Encostada às lombadas dos livros que em pilha e muito quietinhos comigo dormem, está uma fotografia da avó Irene. É uma fotografia pequenina, a preto e branco, e mostra um rosto que não sorri. Vela-me o sono, apazigua-me as ansiedades que, em várias cores pontiagudas, me ferem a respiração enquanto estão as insónias a cavalgar-me por cima das horas, mais e mais, uma pena serem insónias.

No verso da capa do único cêdê que tenho da Edith Piaf está, em letras pequeninas, o resumo da sua história de vida. Uma história demasiado triste para ter pertencido a uma pessoa só. A Edith Piaf nunca veio a saber, mas a minha avó Amália gostava muito dela. Mandava-nos calar, meninas estejam sossegadas, porque detestava o barulho que as nossas correrias da casa de férias faziam, precisamente quando ela queria ouvir a Edith Piaf, meninas, é a Edith Piaf! La vie en Rose para nós naquele tempo, nós é que não sabíamos, corríamos dali para fora, que seca, avó, isso é francês?!

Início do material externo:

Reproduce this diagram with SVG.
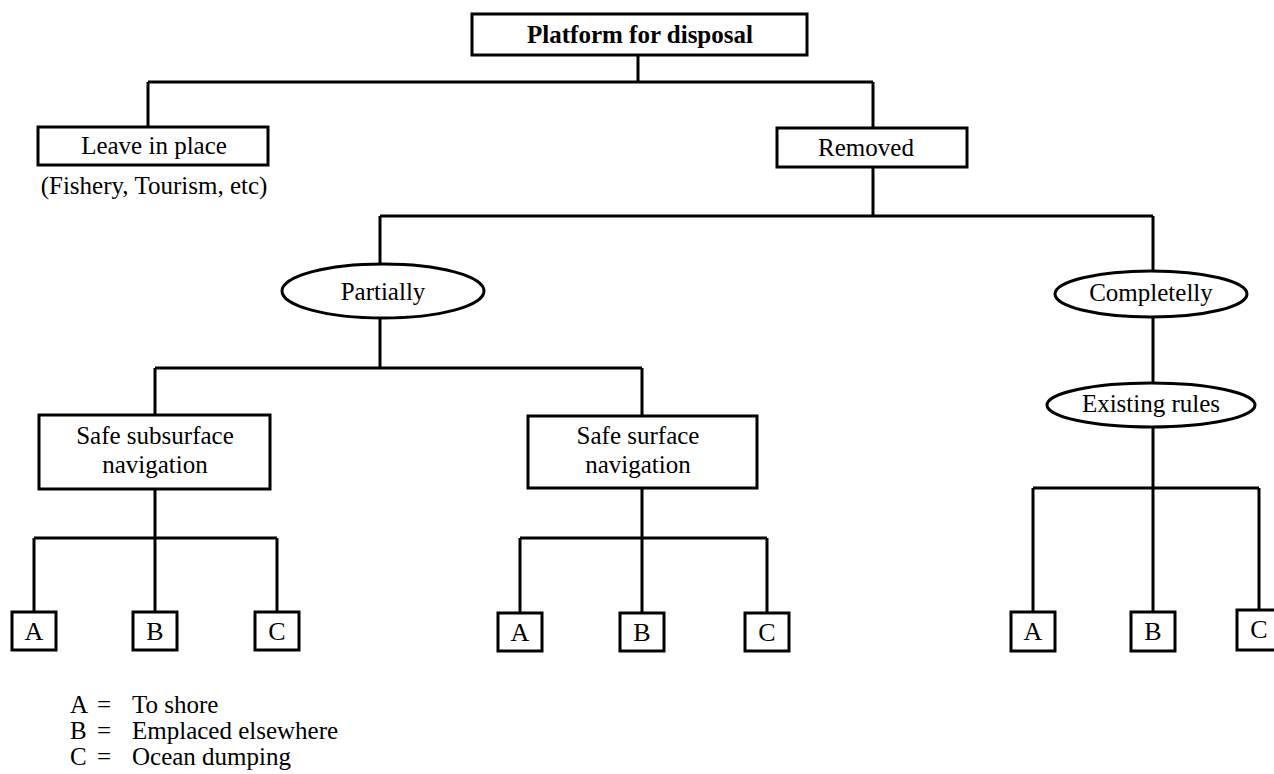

A avó Irene estava sempre em casa e usava casacos de lã com bolsos onde guardava um lencinho, ela é que dizia lencinho; era a sua companhia, punha a mão no bolso e apertava o lencinho sem ninguém ver, se calhava alguma coisa lhe ensombrar o dia. Quando estiveres na cadeira do dentista, dizia-me, e se tiveres um lencinho, aperta-o com força para não te doer (como me esquecia do lencinho, experimentei apertar uma mão com a outra mas doeu sempre). Tricotei-lhe dois casacos no fim do tempo dela, primeiro um cinzento e depois um verde escuro, ambos a abotoar à frente e sem me esquecer dos bolsos para os apertos secretos ao lencinho. Usava-os sempre, excepto no verão, que foi só um.

A avó Amália sabia tudo sobre como se deve estar à mesa, nunca se põe a faca na boca e sorver a sopa é completamente proibido, nem que tenham de queimar a língua. Com o guardanapo faz-se assim assim, só nos cantos da boca e ao redor dos lábios, sem esfregar, para não esborratar o batom, mas nós não usávamos batom e queríamos sair da mesa para ir fazer corridas de bicicleta. Era isto a todas as refeições das férias e nós, ó avó que seca. Tocava piano com os seus dedos longos e as unhas sempre pintadas de vermelho, tinha mãos bonitas. Na mala trazia um espelho pequenino, um batom a condizer com as unhas e um pacotinho de Chiclets amarelo, que durava uns seis meses quando escapava aos nossos ataques. Mandava-nos ler os livros da Pearl Buck e caminhar com as costas direitas como se tivéssemos engolido uma vassoura, mas eu lia os da Agatha Christie e ela dizia está bem, filha. Usava echarpes para tapar o pescoço porque uma mulher mostra a idade é no pescoço e ela não queria ser velha.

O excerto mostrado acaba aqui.